##### Material provided
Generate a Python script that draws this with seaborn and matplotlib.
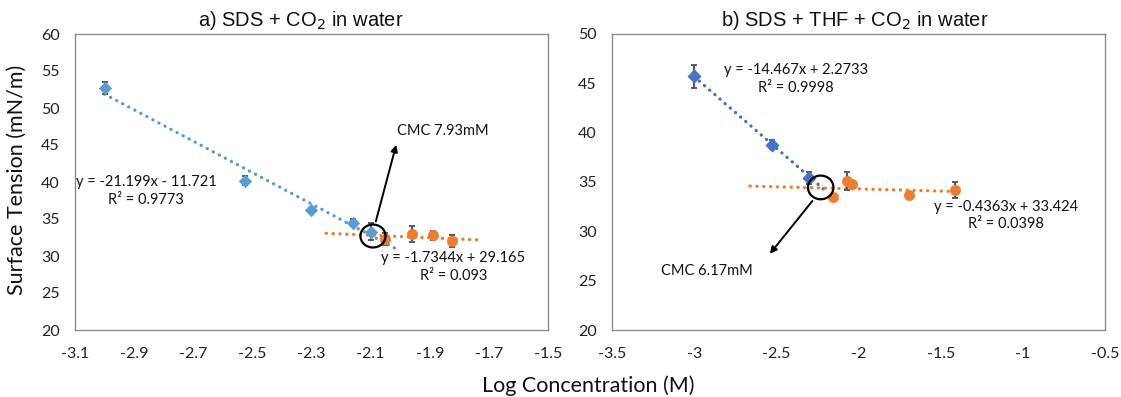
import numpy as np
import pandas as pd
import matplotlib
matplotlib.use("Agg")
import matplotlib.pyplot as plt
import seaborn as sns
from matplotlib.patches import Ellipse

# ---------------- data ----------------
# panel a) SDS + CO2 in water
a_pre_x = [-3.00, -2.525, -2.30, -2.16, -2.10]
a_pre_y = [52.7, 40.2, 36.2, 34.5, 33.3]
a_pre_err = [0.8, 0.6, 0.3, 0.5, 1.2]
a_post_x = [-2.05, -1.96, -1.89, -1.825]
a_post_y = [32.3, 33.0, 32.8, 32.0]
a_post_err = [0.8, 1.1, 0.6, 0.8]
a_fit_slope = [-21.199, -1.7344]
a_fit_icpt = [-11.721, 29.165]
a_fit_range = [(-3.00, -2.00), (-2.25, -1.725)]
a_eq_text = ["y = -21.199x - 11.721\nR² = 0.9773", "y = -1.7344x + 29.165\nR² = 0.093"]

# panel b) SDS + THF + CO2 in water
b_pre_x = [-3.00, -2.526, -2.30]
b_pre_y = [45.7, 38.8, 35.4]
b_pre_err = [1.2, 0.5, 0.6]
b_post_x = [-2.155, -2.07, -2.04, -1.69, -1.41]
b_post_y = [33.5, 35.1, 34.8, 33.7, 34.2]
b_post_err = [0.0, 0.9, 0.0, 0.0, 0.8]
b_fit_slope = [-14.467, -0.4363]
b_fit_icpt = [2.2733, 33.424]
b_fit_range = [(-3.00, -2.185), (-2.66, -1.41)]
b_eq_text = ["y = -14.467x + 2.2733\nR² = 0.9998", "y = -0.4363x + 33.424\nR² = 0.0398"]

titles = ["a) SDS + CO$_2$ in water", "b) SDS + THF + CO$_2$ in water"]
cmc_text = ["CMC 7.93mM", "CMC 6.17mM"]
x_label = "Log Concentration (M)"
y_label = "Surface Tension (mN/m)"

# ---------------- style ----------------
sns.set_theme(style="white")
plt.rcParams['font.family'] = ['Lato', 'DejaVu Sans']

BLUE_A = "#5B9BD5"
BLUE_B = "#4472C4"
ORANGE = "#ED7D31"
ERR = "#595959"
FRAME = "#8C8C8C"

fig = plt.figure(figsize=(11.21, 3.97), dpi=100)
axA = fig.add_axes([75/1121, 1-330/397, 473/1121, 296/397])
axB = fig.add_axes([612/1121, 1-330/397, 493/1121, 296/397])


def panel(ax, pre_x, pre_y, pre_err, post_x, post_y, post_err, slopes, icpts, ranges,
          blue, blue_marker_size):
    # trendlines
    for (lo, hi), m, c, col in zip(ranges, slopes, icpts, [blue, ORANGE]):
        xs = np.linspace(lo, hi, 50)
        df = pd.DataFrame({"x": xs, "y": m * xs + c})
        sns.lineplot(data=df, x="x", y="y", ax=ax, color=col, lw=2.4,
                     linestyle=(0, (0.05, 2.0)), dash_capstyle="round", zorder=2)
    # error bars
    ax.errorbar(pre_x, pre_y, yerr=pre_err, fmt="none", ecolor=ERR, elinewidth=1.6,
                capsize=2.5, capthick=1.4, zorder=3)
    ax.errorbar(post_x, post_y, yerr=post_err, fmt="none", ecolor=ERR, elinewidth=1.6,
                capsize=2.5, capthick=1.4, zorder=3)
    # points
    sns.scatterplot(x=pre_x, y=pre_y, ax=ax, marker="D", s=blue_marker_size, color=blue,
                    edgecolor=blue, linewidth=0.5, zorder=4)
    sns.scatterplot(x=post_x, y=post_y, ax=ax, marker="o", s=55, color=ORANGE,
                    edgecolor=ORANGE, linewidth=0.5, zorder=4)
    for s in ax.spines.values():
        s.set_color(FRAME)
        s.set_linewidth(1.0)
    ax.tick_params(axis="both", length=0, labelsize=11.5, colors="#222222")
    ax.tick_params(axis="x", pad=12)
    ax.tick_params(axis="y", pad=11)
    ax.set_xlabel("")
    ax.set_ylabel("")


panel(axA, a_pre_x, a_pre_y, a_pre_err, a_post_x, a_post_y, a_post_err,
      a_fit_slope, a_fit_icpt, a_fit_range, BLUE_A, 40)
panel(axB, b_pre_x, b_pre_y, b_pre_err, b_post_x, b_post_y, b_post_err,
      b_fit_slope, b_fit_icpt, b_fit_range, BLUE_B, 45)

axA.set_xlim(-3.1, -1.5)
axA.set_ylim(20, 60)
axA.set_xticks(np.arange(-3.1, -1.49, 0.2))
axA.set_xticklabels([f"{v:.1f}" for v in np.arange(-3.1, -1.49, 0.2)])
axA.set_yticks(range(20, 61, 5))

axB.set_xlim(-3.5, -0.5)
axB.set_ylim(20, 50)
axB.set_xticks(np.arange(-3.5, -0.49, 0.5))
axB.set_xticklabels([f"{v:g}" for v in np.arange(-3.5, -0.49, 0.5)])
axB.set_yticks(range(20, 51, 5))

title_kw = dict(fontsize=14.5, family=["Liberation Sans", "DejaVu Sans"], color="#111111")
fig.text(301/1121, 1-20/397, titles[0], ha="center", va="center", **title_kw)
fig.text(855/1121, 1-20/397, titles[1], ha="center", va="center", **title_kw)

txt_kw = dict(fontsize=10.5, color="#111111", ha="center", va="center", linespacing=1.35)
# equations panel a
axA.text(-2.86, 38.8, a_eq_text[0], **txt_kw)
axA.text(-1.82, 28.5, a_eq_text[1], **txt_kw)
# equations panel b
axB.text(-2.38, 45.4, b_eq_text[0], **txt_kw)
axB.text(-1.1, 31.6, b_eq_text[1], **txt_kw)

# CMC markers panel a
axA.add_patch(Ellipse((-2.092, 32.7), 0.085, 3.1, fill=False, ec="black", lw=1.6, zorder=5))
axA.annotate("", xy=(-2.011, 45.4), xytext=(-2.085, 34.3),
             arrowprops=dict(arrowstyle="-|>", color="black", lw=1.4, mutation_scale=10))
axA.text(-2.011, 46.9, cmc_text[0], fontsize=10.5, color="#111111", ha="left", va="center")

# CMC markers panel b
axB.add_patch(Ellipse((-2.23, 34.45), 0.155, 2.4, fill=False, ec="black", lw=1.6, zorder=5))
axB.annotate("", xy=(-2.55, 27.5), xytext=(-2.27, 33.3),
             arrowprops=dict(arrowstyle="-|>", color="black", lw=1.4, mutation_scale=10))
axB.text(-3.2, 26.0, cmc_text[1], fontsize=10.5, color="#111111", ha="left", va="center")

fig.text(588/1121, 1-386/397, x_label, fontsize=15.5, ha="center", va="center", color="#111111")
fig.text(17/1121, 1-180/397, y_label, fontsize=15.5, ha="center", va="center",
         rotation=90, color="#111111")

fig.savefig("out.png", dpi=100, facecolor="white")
##########
_Task_
Return the material line for line, from its beginning to the line that contains "plt.rcParams['font.family'] = ['Lato', 'DejaVu", with the pictures left out.

_Final result_
Generate a Python script that draws this with seaborn and matplotlib.
import numpy as np
import pandas as pd
import matplotlib
matplotlib.use("Agg")
import matplotlib.pyplot as plt
import seaborn as sns
from matplotlib.patches import Ellipse

# ---------------- data ----------------
# panel a) SDS + CO2 in water
a_pre_x = [-3.00, -2.525, -2.30, -2.16, -2.10]
a_pre_y = [52.7, 40.2, 36.2, 34.5, 33.3]
a_pre_err = [0.8, 0.6, 0.3, 0.5, 1.2]
a_post_x = [-2.05, -1.96, -1.89, -1.825]
a_post_y = [32.3, 33.0, 32.8, 32.0]
a_post_err = [0.8, 1.1, 0.6, 0.8]
a_fit_slope = [-21.199, -1.7344]
a_fit_icpt = [-11.721, 29.165]
a_fit_range = [(-3.00, -2.00), (-2.25, -1.725)]
a_eq_text = ["y = -21.199x - 11.721\nR² = 0.9773", "y = -1.7344x + 29.165\nR² = 0.093"]

# panel b) SDS + THF + CO2 in water
b_pre_x = [-3.00, -2.526, -2.30]
b_pre_y = [45.7, 38.8, 35.4]
b_pre_err = [1.2, 0.5, 0.6]
b_post_x = [-2.155, -2.07, -2.04, -1.69, -1.41]
b_post_y = [33.5, 35.1, 34.8, 33.7, 34.2]
b_post_err = [0.0, 0.9, 0.0, 0.0, 0.8]
b_fit_slope = [-14.467, -0.4363]
b_fit_icpt = [2.2733, 33.424]
b_fit_range = [(-3.00, -2.185), (-2.66, -1.41)]
b_eq_text = ["y = -14.467x + 2.2733\nR² = 0.9998", "y = -0.4363x + 33.424\nR² = 0.0398"]

titles = ["a) SDS + CO$_2$ in water", "b) SDS + THF + CO$_2$ in water"]
cmc_text = ["CMC 7.93mM", "CMC 6.17mM"]
x_label = "Log Concentration (M)"
y_label = "Surface Tension (mN/m)"

# ---------------- style ----------------
sns.set_theme(style="white")
plt.rcParams['font.family'] = ['Lato', 'DejaVu Sans']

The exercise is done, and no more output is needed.